The gridiron pendulum was a temperature-compensated clock pendulum invented by British clockmaker John Harrison around 1726 and later modified by John Ellicott. It was used in precision clocks. In ordinary clock pendulums, the pendulum rod expands and contracts with changes in temperature. The period of the pendulum's swing depends on its length, so a pendulum clock's rate varied with changes in ambient temperature, causing inaccurate timekeeping. The gridiron pendulum consists of alternating parallel rods of two metals with different thermal expansion coefficients, such as steel and brass. The rods are connected by a frame in such a way that their different thermal expansions (or contractions) compensate for each other, so that the overall length of the pendulum, and thus its period, stays constant with temperature.

The gridiron pendulum was used during the Industrial Revolution period in pendulum clocks, precision clocks employed as time standards in factories, laboratories, office buildings, and post offices to schedule work and set other clocks. The gridiron became so associated with accurate timekeeping that to this day many clocks have pendulums with decorative fake gridirons, which have no temperature compensating qualities.

How it works
Its simplest and later form consists of five rods. A central iron rod runs up from the bob to a point immediately below the suspension.

At that point a cross-piece (middle bridge) extends from the central rod and connects to two zinc rods, one on each side of the central rod, which reach down to, and are fixed to, the bottom bridge just above the bob. The bottom bridge clears the central rod and connects to two further iron rods which run back up to the top bridge attached to the suspension. As the iron rods expand in heat, the bottom bridge drops relative to the suspension, and the bob drops relative to the middle bridge. However, the middle bridge rises relative to the bottom one because the greater expansion of the zinc rods pushes the middle bridge, and therefore the bob, upward to match the combined drop caused by the expanding iron.

In simple terms, the upward expansion of the zinc counteracts the combined downward expansion of the iron (which has a greater total length). The rod lengths are calculated so that the effective length of the zinc rods multiplied by zinc's thermal expansion coefficient equals the effective length of the iron rods multiplied by iron's expansion coefficient, thereby keeping the pendulum the same length.
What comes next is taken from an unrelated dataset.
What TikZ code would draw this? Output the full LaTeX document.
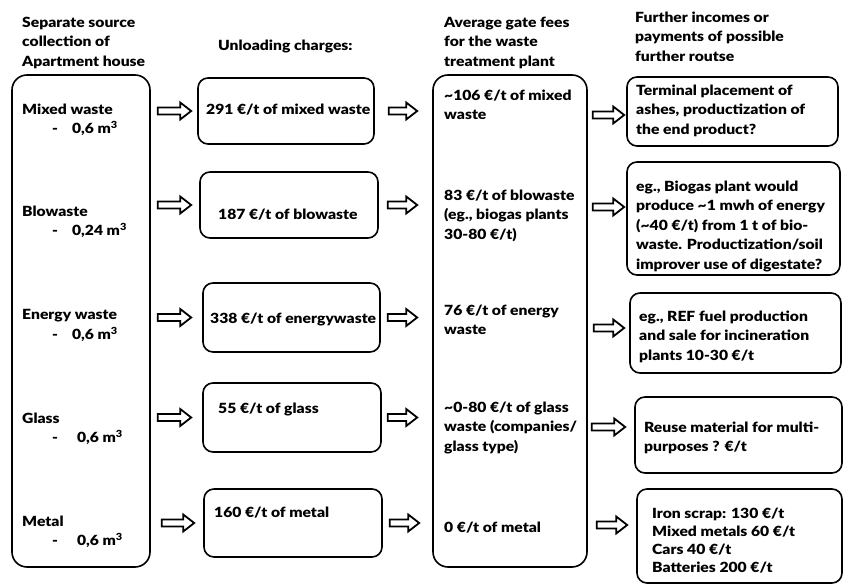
\documentclass[tikz,border=0pt]{standalone}
\usepackage{fontspec}
\setmainfont{Lato}[BoldFont = {Lato Black}, BoldFeatures = {FakeStretch = 1.12}]
\usetikzlibrary{calc}
\tikzstyle{bigbox}=[draw, line width = 1.6pt, rounded corners = 15pt, inner sep = 0pt]
\tikzstyle{box}=[draw, line width = 1.6pt, rounded corners = 10pt, inner sep = 0pt]
\tikzstyle{txt}=[anchor = north west, align = left, inner sep = 0pt, font = \fontsize{14}{19.5}\selectfont\bfseries]
\tikzset{fat/.style 2 args = {line width = 1.8pt, line join = miter,
  to path = {let \p1 = (\tikztostart), \p2 = (\tikztotarget) in
  (\x1+#1, \y2+3.5pt) -- (\x2-#2-11pt, \y2+3.5pt) -- (\x2-#2-11pt, \y2+8.5pt) -- (\x2-#2, \y2)
  -- (\x2-#2-11pt, \y2-8.5pt) -- (\x2-#2-11pt, \y2-3.5pt) -- (\x1+#1, \y2-3.5pt) -- cycle}}}
\newcommand{\cube}{m\textsuperscript{3}}
\begin{document}
\begin{tikzpicture}[x = 1pt, y = 1pt]
\useasboundingbox (0,0) rectangle (844,586);
%%%%%%%%%%%%%%%%%%%%%%% boxes
\node (lbox) at (81,265) [bigbox, minimum width = 138pt, minimum height = 492pt] {};
\node (u1) at (286,475) [box, minimum width = 176pt, minimum height = 66pt] {};
\node (u2) at (289,381) [box, minimum width = 178pt, minimum height = 66pt] {};
\node (u3) at (291.5,268.5) [box, minimum width = 177pt, minimum height = 69pt] {};
\node (u4) at (292,168.5) [box, minimum width = 178pt, minimum height = 69pt] {};
\node (u5) at (293,63) [box, minimum width = 178pt, minimum height = 68pt] {};
\node (gbox) at (510,265) [bigbox, minimum width = 154pt, minimum height = 492pt] {};
\node (f1) at (732.5,474.5) [box, minimum width = 211pt, minimum height = 69pt] {};
\node (f2) at (733.5,367.5) [box, minimum width = 213pt, minimum height = 113pt] {};
\node (f3) at (735.5,253) [box, minimum width = 211pt, minimum height = 80pt] {};
\node (f4) at (738.5,151) [box, minimum width = 207pt, minimum height = 76pt] {};
\node (f5) at (739.5,50) [box, minimum width = 205pt, minimum height = 94pt] {};
%%%%%%%%%%%%%%%%%%%%%%% headings
\node (src) at (22,569.5) [txt] {Separate source\\collection of\\Apartment house};
\node (unl) at (218,546.5) [txt] {Unloading charges:};
\node (gate) at (444,569.5) [txt] {Average gate fees\\for the waste\\treatment plant};
\node (fur) at (635,574.5) [txt] {Further incomes or\\payments of possible\\further routse};
%%%%%%%%%%%%%%%%%%%%%%% source collection
\node (lmix) at (22,482.5) [txt] {Mixed waste\\\hspace*{30pt}-\hspace{14pt}0,6 \cube};
\node (lbio) at (22,380.5) [txt] {Blowaste\\\hspace*{30pt}-\hspace{14pt}0,24 \cube};
\node (lene) at (22,276.5) [txt] {Energy waste\\\hspace*{30pt}-\hspace{14pt}0,6 \cube};
\node (lgla) at (22,173.5) [txt] {Glass\\\hspace*{30pt}-\hspace{19pt}0,6 \cube};
\node (lmet) at (22,70.5) [txt] {Metal\\\hspace*{30pt}-\hspace{19pt}0,6 \cube};
%%%%%%%%%%%%%%%%%%%%%%% unloading charges
\node (umix) at (206,482.5) [txt] {291 €/t of mixed waste};
\node (ubio) at (218,377.5) [txt] {187 €/t of blowaste};
\node (uene) at (210,273.5) [txt] {338 €/t of energywaste};
\node (ugla) at (218,183.5) [txt] {55 €/t of glass};
\node (umet) at (214,79.5) [txt] {160 €/t of metal};
%%%%%%%%%%%%%%%%%%%%%%% gate fees
\node (gmix) at (444,496.5) [txt] {\textasciitilde106 €/t of mixed\\waste};
\node (gbio) at (444,396.5) [txt] {83 €/t of blowaste\\(eg., biogas plants\\30-80 €/t)};
\node (gene) at (444,281.5) [txt] {76 €/t of energy\\waste};
\node (ggla) at (444,184.5) [txt] {\textasciitilde0-80 €/t of glass\\waste (companies/\\glass type)};
\node (gmet) at (444,64.5) [txt] {0 €/t of metal};
%%%%%%%%%%%%%%%%%%%%%%% further routes
\node (fmix) at (636,501.5) [txt] {Terminal placement of\\ashes, productization of\\the end product?};
\node (fbio) at (636,405.5) [txt] {eg., Biogas plant would\\produce \textasciitilde1 mwh of energy\\(\textasciitilde40 €/t) from 1 t of bio-\\waste. Productization/soil\\improver use of digestate?};
\node (fene) at (639,275.5) [txt] {eg., REF fuel production\\and sale for incineration\\plants 10-30 €/t};
\node (fgla) at (644,164.5) [txt] {Reuse material for multi-\\purposes ? €/t};
\node (fmet) at (652,78.5) [txt, font = \fontsize{14}{18}\selectfont\bfseries] {Iron scrap: 130 €/t\\Mixed metals 60 €/t\\Cars 40 €/t\\Batteries 200 €/t};
%%%%%%%%%%%%%%%%%%%%%%% arrows
\draw [fat = {7pt}{6pt}] (lbox.east) to (u1.west);
\draw [fat = {7pt}{8pt}] (lbox.east) to (u2.west);
\draw [fat = {7pt}{11pt}] (lbox.east) to (u3.west);
\draw [fat = {7pt}{11pt}] (lbox.east) to (u4.west);
\draw [fat = {11pt}{9pt}] (lbox.east) to (u5.west);
\draw [fat = {14pt}{15pt}] (u1.east) to (gbox.west |- u1.east);
\draw [fat = {9pt}{15pt}] (u2.east) to (gbox.west |- u2.east);
\draw [fat = {7pt}{15pt}] (u3.east) to (gbox.west |- u3.east);
\draw [fat = {6pt}{15pt}] (u4.east) to (gbox.west |- u4.east);
\draw [fat = {7pt}{13pt}] (u5.east) to (gbox.west |- u5.east);
\draw [fat = {5pt}{2pt}] (gbox.east) to ([yshift = -3.5pt]f1.west);
\draw [fat = {5pt}{2pt}] (gbox.east) to ([yshift = 11.5pt]f2.west);
\draw [fat = {6pt}{5pt}] (gbox.east) to ([yshift = 5pt]f3.west);
\draw [fat = {4pt}{9pt}] (gbox.east) to ([yshift = 8pt]f4.west);
\draw [fat = {9pt}{9pt}] (gbox.east) to ([yshift = 11pt]f5.west);
\end{tikzpicture}
\end{document}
Harrison's original construction using brass (pure zinc not being available then) is more complex because brass does not expand as much as zinc does. A further set of rods and bridges is needed giving nine rods in all, five iron and four brass. The exact degree of compensation can be adjusted by having a section of the central rod which is partly brass and partly iron. These overlap (like a sandwich) and are joined by a pin which passes through both metals. A number of holes for the pin are made in both parts and moving the pin up or down the rod changes how much of the combined rod is brass and how much is iron. In the late 19th century the Dent company marketed a further development of the zinc gridiron in which the four outer rods were replaced by two concentric tubes which were linked by a tubular nut which could be screwed up and down to alter the degree of compensation.

Disadvantages
Scientists in the 1800s found that the gridiron pendulum had disadvantages that made it unsuitable for the highest-precision clocks. The friction of the rods sliding in the holes in the frame caused the rods to adjust to temperature changes in a series of tiny jumps, rather than with a smooth motion. This caused the rate of the pendulum, and therefore the clock, to change suddenly with each jump. Later it was found that zinc is not very stable dimensionally; it is subject to creep. Therefore, another type of temperature-compensated pendulum, the mercury pendulum, was used in the highest-precision clocks.

By 1900, the highest-precision astronomical regulator clocks used pendulum rods of low thermal expansion materials such as invar and fused quartz.